The CFPB also said that while it isn’t planning to set aside any fund money for education programs, it does plan to “consider whether revised procedures would be appropriate to address these concerns with respect to any future exercises of this discretionary authority.”

The notice was posted on the Federal Register website along with two other draft CFPB rulemaking notices: one that would codify a delay of compliance deadlines for the CFPB’s small-business loan reporting requirements, and another that would tweak how rule issuance dates are defined. Those are also set to be published Wednesday.

The 2010 Dodd-Frank Act ordered the creation of the CFPB’s civil penalty fund and authorized the agency to draw from it for victim compensation, including in cases where defendants may be bankrupt or defunct and incapable of providing redress.

But Dodd-Frank also gave the CFPB permission to spend the fund’s money on financial education and literacy programs “to the extent such victims cannot be located or such payments are otherwise not practicable.”

Since it finalized a 2013 rule to implement these authorities, the CFPB has paid out more than $3.6 billion in victim compensation from the fund, according to Tuesday’s notice.

By contrast, the CFPB has allocated just $28.8 million for education purposes in this time, less than 1% of the amount taken from the fund for consumer relief. In fact, according to the agency’s financial reports, it has made education-related allocations in only two fiscal years — once in 2013 and once in 2016.

This money, the CFPB has said, went toward a financial coaching program for returning servicemembers and other “economically vulnerable” consumers.

Tuesday’s notice did not identify any specific allocations that Vought, a Trump appointee, or his leadership team at the CFPB object to, but the penalty fund’s built-in flexibility has fueled suspicion from the agency’s conservative critics over the years.

More recently, Project 2025, the conservative policy blueprint that Vought helped co-author, portrayed the fund as a potential source of dark money for “leftist nonprofits” and called for restricting its use to direct victim compensation only, with the added requirement that any leftover penalty money be remitted to the U.S. Treasury.

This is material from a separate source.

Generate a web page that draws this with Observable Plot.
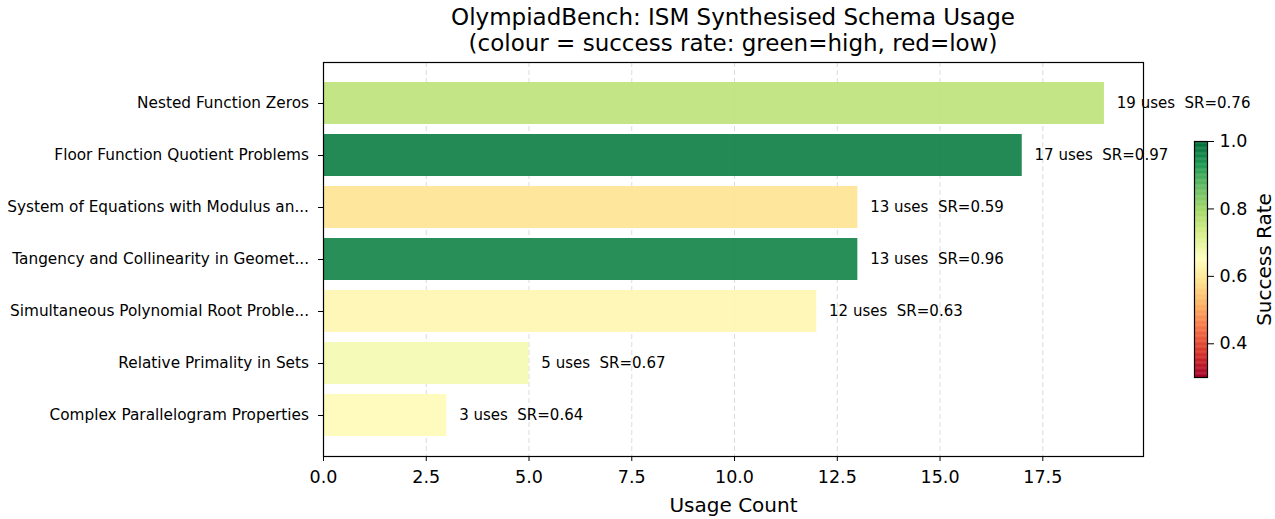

House Republicans have proposed implementing this idea as part of their “One Big Beautiful” budget bill, but it has so far not been included in the Senate’s version of the legislation. GOP lawmakers are also mulling slashing the CFPB’s budget more broadly, potentially even eliminating its funding from the Federal Reserve.

Comments on Vought’s proposed penalty fund rollback will be due 30 days after formal publication, while the other two CFPB rulemaking notices released Tuesday are slated to become effective as final rules.

The first, which will go into effect right away, scraps a 2012 rule that let the CFPB treat regulations as officially issued once posted online, reverting instead to the traditional standard of Federal Register publication.

The other notice, which will go into effect next month, provides roughly one-year extensions on the compliance deadlines for banks and other lenders subject to the CFPB’s small-business loan reporting requirements.

Those requirements, which Vought has signaled plans to reopen, were originally supposed to start taking effect this summer but have been put on hold amid court challenges from lender trade groups.

The CFPB said Tuesday that its proposed extension would cover all lenders, not just those included in the court-ordered stays. This length of time also “should be sufficient” for the agency to initiate a reproposal of the reporting requirements, it said.

To that end, the CFPB “anticipates issuing a notice of proposed rulemaking as expeditiously as reasonably possible,” it added.